Organizational development efforts that involve improving people skills often bring resistance. The raised eyebrows, folded arms, stiff half smile or other skeptical body language of doubting managers say the following: Not more of that touchy-feely stuff!
Resistance and skepticism come with the territory, however. HR professionals, consultants and trainers frequently have to address this resistance before meaningful leadership development can occur. They must make the business case for the importance of the “touchy-feely stuff” by addressing the following managerial objections:
1. I Don’t Have Time For That Touchy-Feely Stuff!
It is true that it takes time to communicate, coach, and develop others. And, in the short run, these efforts can be more time consuming than just directing and controlling staff for results. The manager who focuses on developing her/his staff and becomes more effective at creating an environment that motivates others will both improve unit results and gain more time, however.
Skilled staff who are committed to the goals of the unit and appreciative of the manager’s style give more to the enterprise. They are also more valuable to the manager as they have the right skill set with the right attitude to get the work done. In reality, managers cannot afford to ignore the touchy-feely stuff!

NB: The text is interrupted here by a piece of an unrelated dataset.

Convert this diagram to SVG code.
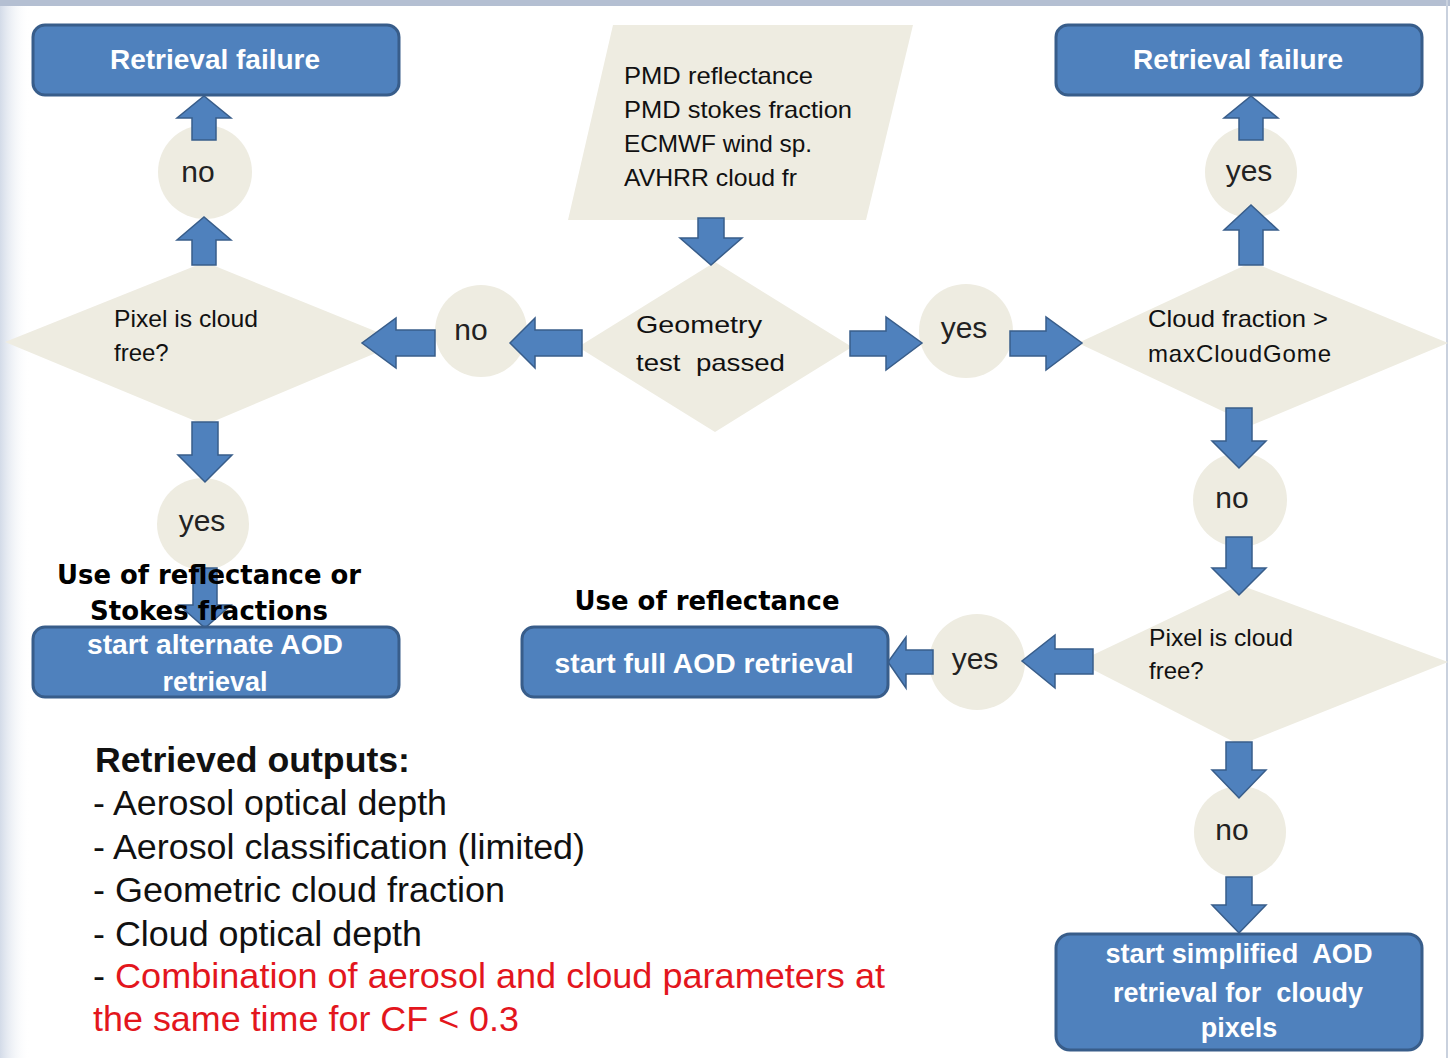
<svg xmlns="http://www.w3.org/2000/svg" width="1450" height="1058" viewBox="0 0 1450 1058">
<defs>
<linearGradient id="lg" x1="0" y1="0" x2="1" y2="0">
<stop offset="0" stop-color="#d3dbe8"/>
<stop offset="1" stop-color="#ffffff" stop-opacity="0"/>
</linearGradient>
</defs>
<style>
.box{fill:#4f81bd;stroke:#385d8a;stroke-width:3}
.shape{fill:#eeece1}
.arr{fill:#4f81bd;stroke:#385d8a;stroke-width:1.5;stroke-linejoin:miter}
.bt{font-family:"Liberation Sans",Arial,sans-serif;font-weight:bold;fill:#ffffff;text-anchor:middle}
.lbl{font-family:"Liberation Sans",Arial,sans-serif;font-size:30px;fill:#222222;text-anchor:middle}
.dt{font-family:"Liberation Sans",Arial,sans-serif;font-size:24px;fill:#111111}
.hd{font-family:"DejaVu Sans",Verdana,sans-serif;font-weight:bold;font-size:26px;fill:#000000;text-anchor:middle}
.out{font-family:"Liberation Sans",Arial,sans-serif;font-size:35px;fill:#111111}
.red{fill:#e3161d}
</style>
<rect x="0" y="0" width="1450" height="1058" fill="#ffffff"/>
<rect x="0" y="0" width="30" height="1058" fill="url(#lg)"/>
<rect x="0" y="0" width="1450" height="6" fill="#b4bfd2"/>
<rect x="1446" y="0" width="2" height="1058" fill="#c9d1de"/>

<g id="input_data">
<polygon class="shape" points="613,25 913,25 866,220 568,220"/>
<text class="dt" x="624" y="84" font-size="25" textLength="189" lengthAdjust="spacingAndGlyphs">PMD reflectance</text>
<text class="dt" x="624" y="118" font-size="25" textLength="228" lengthAdjust="spacingAndGlyphs">PMD stokes fraction</text>
<text class="dt" x="624" y="152" font-size="25" textLength="188" lengthAdjust="spacingAndGlyphs">ECMWF wind sp.</text>
<text class="dt" x="624" y="186" font-size="25" textLength="173" lengthAdjust="spacingAndGlyphs">AVHRR cloud fr</text>
</g>

<g id="geometry_test">
<polygon class="shape" points="715,262 852,347 715,432 578,347"/>
<text class="dt" x="636" y="333" font-size="28" textLength="126" lengthAdjust="spacingAndGlyphs">Geometry</text>
<text class="dt" x="636" y="371" font-size="28" textLength="149" lengthAdjust="spacingAndGlyphs" xml:space="preserve">test  passed</text>
</g>

<g id="pixel_cloud_free_left">
<polygon class="shape" points="205,262 402,342 205,425 5,342"/>
<text class="dt" x="114" y="327" textLength="144" lengthAdjust="spacingAndGlyphs">Pixel is cloud</text>
<text class="dt" x="114" y="361">free?</text>
</g>

<g id="cloud_fraction_test">
<polygon class="shape" points="1252,262 1448,343 1252,425 1078,343"/>
<text class="dt" x="1148" y="327" textLength="180" lengthAdjust="spacingAndGlyphs">Cloud fraction &gt;</text>
<text class="dt" x="1148" y="362" textLength="183" lengthAdjust="spacing">maxCloudGome</text>
</g>

<g id="pixel_cloud_free_right">
<polygon class="shape" points="1240,585 1448,662 1240,745 1078,662"/>
<text class="dt" x="1149" y="646" textLength="144" lengthAdjust="spacingAndGlyphs">Pixel is cloud</text>
<text class="dt" x="1149" y="679">free?</text>
</g>

<g id="no_left_top"><circle class="shape" cx="205" cy="172" r="47"/><text class="lbl" x="198" y="182">no</text></g>
<g id="yes_right_top"><circle class="shape" cx="1251" cy="172" r="46"/><text class="lbl" x="1249" y="181">yes</text></g>
<g id="no_mid"><circle class="shape" cx="481" cy="331" r="46"/><text class="lbl" x="471" y="340">no</text></g>
<g id="yes_mid"><circle class="shape" cx="966" cy="331" r="47"/><text class="lbl" x="964" y="338">yes</text></g>
<g id="yes_left_bottom"><circle class="shape" cx="203" cy="524" r="46"/><text class="lbl" x="202" y="531">yes</text></g>
<g id="no_right_mid"><circle class="shape" cx="1240" cy="500" r="47"/><text class="lbl" x="1232" y="508">no</text></g>
<g id="yes_right_low"><circle class="shape" cx="977" cy="662" r="48"/><text class="lbl" x="975" y="669">yes</text></g>
<g id="no_right_low"><circle class="shape" cx="1240" cy="832" r="46"/><text class="lbl" x="1232" y="840">no</text></g>

<g id="connectors">
<polygon class="arr" points="192,140 216,140 216,118 231,118 204,96 177,118 192,118"/>
<polygon class="arr" points="192,265 216,265 216,240 231,240 204,217 177,240 192,240"/>
<polygon class="arr" points="1239,140 1263,140 1263,118 1278,118 1251,96 1224,118 1239,118"/>
<polygon class="arr" points="1239,265 1263,265 1263,230 1278,230 1251,205 1224,230 1239,230"/>
<polygon class="arr" points="698,218 724,218 724,238 742,238 711,265 680,238 698,238"/>
<polygon class="arr" points="582,330 582,356 535,356 535,368 510,343 535,318 535,330"/>
<polygon class="arr" points="435,330 435,356 396,356 396,368 362,343 396,318 396,330"/>
<polygon class="arr" points="850,331 850,356 886,356 886,370 922,343 886,317 886,331"/>
<polygon class="arr" points="1010,331 1010,356 1046,356 1046,370 1082,343 1046,317 1046,331"/>
<polygon class="arr" points="192,422 218,422 218,455 232,455 205,482 178,455 192,455"/>
<polygon class="arr" points="193,568 217,568 217,605 231,605 205,628 179,605 193,605"/>
<polygon class="arr" points="1226,408 1252,408 1252,441 1266,441 1239,468 1212,441 1226,441"/>
<polygon class="arr" points="1226,537 1252,537 1252,568 1266,568 1239,595 1212,568 1226,568"/>
<polygon class="arr" points="1226,742 1252,742 1252,770 1266,770 1239,798 1212,770 1226,770"/>
<polygon class="arr" points="1226,877 1252,877 1252,905 1266,905 1239,933 1212,905 1226,905"/>
<polygon class="arr" points="1093,649 1093,674 1055,674 1055,688 1022,661 1055,635 1055,649"/>
<polygon class="arr" points="933,650 933,674 906,674 906,688 888,662 906,637 906,650"/>
</g>

<g id="retrieval_failure_left">
<rect class="box" x="33" y="25" width="366" height="70" rx="12"/>
<text class="bt" x="215" y="69" font-size="28">Retrieval failure</text>
</g>
<g id="retrieval_failure_right">
<rect class="box" x="1056" y="25" width="366" height="70" rx="12"/>
<text class="bt" x="1238" y="69" font-size="28">Retrieval failure</text>
</g>

<g id="alternate_retrieval">
<rect class="box" x="33" y="627" width="366" height="70" rx="12"/>
<text class="bt" x="215" y="654" font-size="27" textLength="256" lengthAdjust="spacingAndGlyphs">start alternate AOD</text>
<text class="bt" x="215" y="691" font-size="27">retrieval</text>
<text class="hd" x="209" y="584" textLength="304" lengthAdjust="spacingAndGlyphs">Use of reflectance or</text>
<text class="hd" x="209" y="620" textLength="238" lengthAdjust="spacingAndGlyphs">Stokes fractions</text>
</g>

<g id="full_retrieval">
<text class="hd" x="707" y="610" textLength="265" lengthAdjust="spacingAndGlyphs">Use of reflectance</text>
<rect class="box" x="522" y="627" width="366" height="70" rx="12"/>
<text class="bt" x="704" y="673" font-size="27" textLength="299" lengthAdjust="spacingAndGlyphs">start full AOD retrieval</text>
</g>

<g id="simplified_retrieval">
<rect class="box" x="1056" y="934" width="366" height="116" rx="14"/>
<text class="bt" x="1239" y="963" font-size="27" textLength="267" lengthAdjust="spacingAndGlyphs" xml:space="preserve">start simplified  AOD</text>
<text class="bt" x="1238" y="1002" font-size="27" textLength="250" lengthAdjust="spacingAndGlyphs" xml:space="preserve">retrieval for  cloudy</text>
<text class="bt" x="1239" y="1037" font-size="27">pixels</text>
</g>

<g id="retrieved_outputs">
<text class="out" x="95" y="772" font-weight="bold" textLength="315" lengthAdjust="spacingAndGlyphs">Retrieved outputs:</text>
<text class="out" x="93" y="815" textLength="354" lengthAdjust="spacingAndGlyphs">- Aerosol optical depth</text>
<text class="out" x="93" y="859" textLength="492" lengthAdjust="spacingAndGlyphs">- Aerosol classification (limited)</text>
<text class="out" x="93" y="902" textLength="412" lengthAdjust="spacingAndGlyphs">- Geometric cloud fraction</text>
<text class="out" x="93" y="946" textLength="329" lengthAdjust="spacingAndGlyphs">- Cloud optical depth</text>
<text class="out" x="93" y="988" textLength="792" lengthAdjust="spacingAndGlyphs">- <tspan class="red">Combination of aerosol and cloud parameters at</tspan></text>
<text class="out red" x="93" y="1031" textLength="426" lengthAdjust="spacingAndGlyphs">the same time for CF &lt; 0.3</text>
</g>
</svg>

2. I Am Not Here To Babysit!
Supervising others is difficult and people issues are usually present in any complex organizational problem. It is also true that conflict comes with managing and leading people. To expect otherwise in the workplace is unrealistic! Also, the work of the business enterprise is done through people and we are emotional beings.
There will be times when staff performance will be below expectations. Instead of viewing conflict management and performance management as babysitting, the manager should look at this aspect of her/his job differently. It is her/his people-management role and it is critical to the success of the work unit.
3. I Can Just Hire Someone Else To Do The Job!
True, a manager has the organizational power to get someone else to do the job. While getting rid of non-performing employees may be the right choice of action for some situations, it’s a flawed strategy if this is the manager’s only approach for dealing with performance issues. This strategy creates unnecessary costs for the organization.
Organizational turnover is expensive so creating a revolving door hurts organizational profits! Sometimes the correct course of action is for a manager to invest the time in getting her/his existing staff to perform as needed. The costs to hire a new person include internal staff time for recruitment and selection, advertising, relocation, onboarding, training, etc. Other hidden costs include reduced productivity from the vacant position and possibly from the existing staff as well. Finding someone else for a position is sometimes necessary, but this strategy is too expensive if it is masking the need for a manager to improve his/her people skills.
4. It Won’t Make A Difference With My Team Anyway!
Longstanding problems can be discouraging especially when a manager or leader has tried hard to work with her/his team. Managers who make a sustained and genuine attempt to create a work environment that motivates their team members are often surprised however at how positively their team members respond to their efforts. The key is that the manager must understand her/his individual staff members and what they value and then match what s/he needs to those values.
Parents know they cannot treat each child the same to get the best results. Coaches know they cannot treat each athlete the same to get the best results. Savvy managers learn this as well about their team members.
Motivation is individual and it is much easier to lead people when they want to do what they’re supposed to do!
5. It’s Too Late! I’ve Already Made Too Many Mistakes With My People Skills!
There is a cost for past mistakes. Life teaches us that! Life also teaches us, however, that we can move beyond our mistakes. We just have to move on to something better. In the workplace, the same is true.
Staff will initially be skeptical of a manager who decides to use a different approach to communicate and interact with her/his team. They may not believe that the manager is committed to changing her/his interpersonal style. With consistent behavior however, staff will understand that the manager has changed and will respond accordingly.
Many, if not all of the team members, will appreciate that the manager has adopted a better approach to interact with them. This is not really surprising. The true benefactors of a managers improved people skills are her/his staff. Employees want their bosses to have good people skills.
Today, the business environment is too competitive and dynamic to ignore the “softer side” of management. Command and control leadership has its place, particularly in a crisis, but its time as the preferred way of leading people has passed. Command and control is a limited use strategy. Managers need people skills!
Studies have shown that people skills are on the rise. Managers and leaders who continue to improve their people skills will find that they are also helping to increase their own career options in their organization or elsewhere.
It is time for all managers and leaders to value the “touchy-feely stuff!”